Written exercise -
Restate each line of the listing exactly, without carrying over any pictures.

>> Start Source excerpt

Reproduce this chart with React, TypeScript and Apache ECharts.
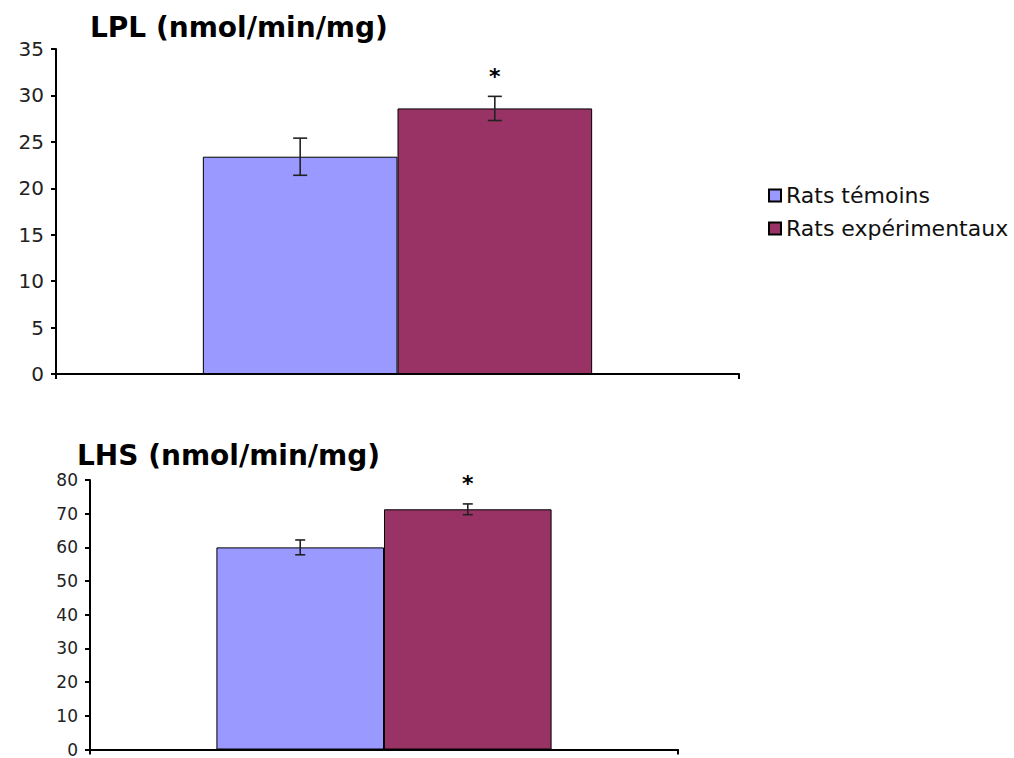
import React, { useEffect, useRef } from "react";
import * as echarts from "echarts";

const categories = [""];
const seriesNames = ["Rats témoins", "Rats expérimentaux"];
const seriesColors = ["#9999FF", "#993366"];
const lplMeans = [23.4, 28.6];
const lplErrors = [2.0, 1.3];
const lhsMeans = [60.0, 71.3];
const lhsErrors = [2.2, 1.6];
const significance = ["", "*"];
const lplTitle = "LPL (nmol/min/mg)";
const lhsTitle = "LHS (nmol/min/mg)";
const lplAxis = { min: 0, max: 35, interval: 5 };
const lhsAxis = { min: 0, max: 80, interval: 10 };

const GAP = 0.43;
const FONT = "DejaVu Sans";

function errorRender(capHalf: number) {
  return (params: any, api: any) => {
    const idx = api.value(3);
    const mean = api.value(1);
    const err = api.value(2);
    const c = api.coord([0, mean]);
    const catW = api.size([1, 0])[0];
    const bw = (catW * (1 - GAP)) / 2;
    const x = c[0] + (idx === 0 ? -bw / 2 : bw / 2);
    const yTop = api.coord([0, mean + err])[1];
    const yBot = api.coord([0, mean - err])[1];
    const style = { stroke: "#222", lineWidth: 1.6 };
    const children: any[] = [
      { type: "line", shape: { x1: x, y1: yTop, x2: x, y2: yBot }, style },
      { type: "line", shape: { x1: x - capHalf, y1: yTop, x2: x + capHalf, y2: yTop }, style },
      { type: "line", shape: { x1: x - capHalf, y1: yBot, x2: x + capHalf, y2: yBot }, style },
    ];
    const sig = significance[idx];
    if (sig) {
      children.push({
        type: "text",
        style: {
          text: sig,
          x: x,
          y: yTop - 20,
          align: "center",
          verticalAlign: "middle",
          fontSize: 22,
          fontWeight: "bold",
          fontFamily: FONT,
          fill: "#000",
        },
      });
    }
    return { type: "group", children };
  };
}

export default function App() {
  const ref = useRef<HTMLDivElement>(null);
  useEffect(() => {
    document.body.style.margin = "0";
    const chart = echarts.init(ref.current!, undefined, { renderer: "svg" });
    const axisLine = { show: true, lineStyle: { color: "#000", width: 2 } };
    const axisTick = { show: true, length: 5, lineStyle: { color: "#000", width: 2 } };
    const makeY = (ax: any, idx: number, fs: number) => ({
      type: "value",
      gridIndex: idx,
      min: ax.min,
      max: ax.max,
      interval: ax.interval,
      axisLine,
      axisTick,
      splitLine: { show: false },
      axisLabel: { color: "#222", fontSize: fs, fontFamily: FONT, margin: 12 },
    });
    const makeX = (idx: number) => ({
      type: "category",
      gridIndex: idx,
      data: categories,
      boundaryGap: true,
      axisLine,
      axisTick,
      axisLabel: { show: false },
    });
    const barSeries = (means: number[], gi: number) =>
      seriesNames.map((name, i) => ({
        type: "bar",
        name,
        xAxisIndex: gi,
        yAxisIndex: gi,
        data: [means[i]],
        barGap: "0%",
        barCategoryGap: GAP * 100 + "%",
        itemStyle: { color: seriesColors[i], borderColor: "#000", borderWidth: 1 },
      }));
    const errSeries = (means: number[], errs: number[], gi: number, cap: number) => ({
      type: "custom",
      xAxisIndex: gi,
      yAxisIndex: gi,
      encode: { x: 0, y: 1 },
      renderItem: errorRender(cap),
      data: means.map((m, i) => [0, m, errs[i], i]),
      z: 10,
    });
    chart.setOption({
      animation: false,
      backgroundColor: "#fff",
      title: [
        {
          text: lplTitle,
          left: 85,
          top: 8,
          textStyle: { fontSize: 28, fontWeight: "bold", fontFamily: FONT, color: "#000" },
        },
        {
          text: lhsTitle,
          left: 72,
          top: 436,
          textStyle: { fontSize: 28, fontWeight: "bold", fontFamily: FONT, color: "#000" },
        },
      ],
      legend: {
        data: seriesNames,
        orient: "vertical",
        left: 763,
        top: 179,
        icon: "rect",
        itemWidth: 12,
        itemHeight: 12,
        itemGap: 10,
        textStyle: { fontSize: 22, fontFamily: FONT, color: "#111", lineHeight: 23 },
      },
      grid: [
        { left: 56, right: 275, top: 49, bottom: 384 },
        { left: 90, right: 336, top: 480, bottom: 5 },
      ],
      xAxis: [makeX(0), makeX(1)],
      yAxis: [makeY(lplAxis, 0, 20), makeY(lhsAxis, 1, 17)],
      series: [
        ...barSeries(lplMeans, 0),
        errSeries(lplMeans, lplErrors, 0, 7),
        ...barSeries(lhsMeans, 1),
        errSeries(lhsMeans, lhsErrors, 1, 5),
      ],
    });
    return () => chart.dispose();
  }, []);
  return <div ref={ref} style={{ width: 1014, height: 758 }} />;
}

>> End Source excerpt

The reply -
Reproduce this chart with React, TypeScript and Apache ECharts.
import React, { useEffect, useRef } from "react";
import * as echarts from "echarts";

const categories = [""];
const seriesNames = ["Rats témoins", "Rats expérimentaux"];
const seriesColors = ["#9999FF", "#993366"];
const lplMeans = [23.4, 28.6];
const lplErrors = [2.0, 1.3];
const lhsMeans = [60.0, 71.3];
const lhsErrors = [2.2, 1.6];
const significance = ["", "*"];
const lplTitle = "LPL (nmol/min/mg)";
const lhsTitle = "LHS (nmol/min/mg)";
const lplAxis = { min: 0, max: 35, interval: 5 };
const lhsAxis = { min: 0, max: 80, interval: 10 };

const GAP = 0.43;
const FONT = "DejaVu Sans";

function errorRender(capHalf: number) {
  return (params: any, api: any) => {
    const idx = api.value(3);
    const mean = api.value(1);
    const err = api.value(2);
    const c = api.coord([0, mean]);
    const catW = api.size([1, 0])[0];
    const bw = (catW * (1 - GAP)) / 2;
    const x = c[0] + (idx === 0 ? -bw / 2 : bw / 2);
    const yTop = api.coord([0, mean + err])[1];
    const yBot = api.coord([0, mean - err])[1];
    const style = { stroke: "#222", lineWidth: 1.6 };
    const children: any[] = [
      { type: "line", shape: { x1: x, y1: yTop, x2: x, y2: yBot }, style },
      { type: "line", shape: { x1: x - capHalf, y1: yTop, x2: x + capHalf, y2: yTop }, style },
      { type: "line", shape: { x1: x - capHalf, y1: yBot, x2: x + capHalf, y2: yBot }, style },
    ];
    const sig = significance[idx];
    if (sig) {
      children.push({
        type: "text",
        style: {
          text: sig,
          x: x,
          y: yTop - 20,
          align: "center",
          verticalAlign: "middle",
          fontSize: 22,
          fontWeight: "bold",
          fontFamily: FONT,
          fill: "#000",
        },
      });
    }
    return { type: "group", children };
  };
}

export default function App() {
  const ref = useRef<HTMLDivElement>(null);
  useEffect(() => {
    document.body.style.margin = "0";
    const chart = echarts.init(ref.current!, undefined, { renderer: "svg" });
    const axisLine = { show: true, lineStyle: { color: "#000", width: 2 } };
    const axisTick = { show: true, length: 5, lineStyle: { color: "#000", width: 2 } };
    const makeY = (ax: any, idx: number, fs: number) => ({
      type: "value",
      gridIndex: idx,
      min: ax.min,
      max: ax.max,
      interval: ax.interval,
      axisLine,
      axisTick,
      splitLine: { show: false },
      axisLabel: { color: "#222", fontSize: fs, fontFamily: FONT, margin: 12 },
    });
    const makeX = (idx: number) => ({
      type: "category",
      gridIndex: idx,
      data: categories,
      boundaryGap: true,
      axisLine,
      axisTick,
      axisLabel: { show: false },
    });
    const barSeries = (means: number[], gi: number) =>
      seriesNames.map((name, i) => ({
        type: "bar",
        name,
        xAxisIndex: gi,
        yAxisIndex: gi,
        data: [means[i]],
        barGap: "0%",
        barCategoryGap: GAP * 100 + "%",
        itemStyle: { color: seriesColors[i], borderColor: "#000", borderWidth: 1 },
      }));
    const errSeries = (means: number[], errs: number[], gi: number, cap: number) => ({
      type: "custom",
      xAxisIndex: gi,
      yAxisIndex: gi,
      encode: { x: 0, y: 1 },
      renderItem: errorRender(cap),
      data: means.map((m, i) => [0, m, errs[i], i]),
      z: 10,
    });
    chart.setOption({
      animation: false,
      backgroundColor: "#fff",
      title: [
        {
          text: lplTitle,
          left: 85,
          top: 8,
          textStyle: { fontSize: 28, fontWeight: "bold", fontFamily: FONT, color: "#000" },
        },
        {
          text: lhsTitle,
          left: 72,
          top: 436,
          textStyle: { fontSize: 28, fontWeight: "bold", fontFamily: FONT, color: "#000" },
        },
      ],
      legend: {
        data: seriesNames,
        orient: "vertical",
        left: 763,
        top: 179,
        icon: "rect",
        itemWidth: 12,
        itemHeight: 12,
        itemGap: 10,
        textStyle: { fontSize: 22, fontFamily: FONT, color: "#111", lineHeight: 23 },
      },
      grid: [
        { left: 56, right: 275, top: 49, bottom: 384 },
        { left: 90, right: 336, top: 480, bottom: 5 },
      ],
      xAxis: [makeX(0), makeX(1)],
      yAxis: [makeY(lplAxis, 0, 20), makeY(lhsAxis, 1, 17)],
      series: [
        ...barSeries(lplMeans, 0),
        errSeries(lplMeans, lplErrors, 0, 7),
        ...barSeries(lhsMeans, 1),
        errSeries(lhsMeans, lhsErrors, 1, 5),
      ],
    });
    return () => chart.dispose();
  }, []);
  return <div ref={ref} style={{ width: 1014, height: 758 }} />;
}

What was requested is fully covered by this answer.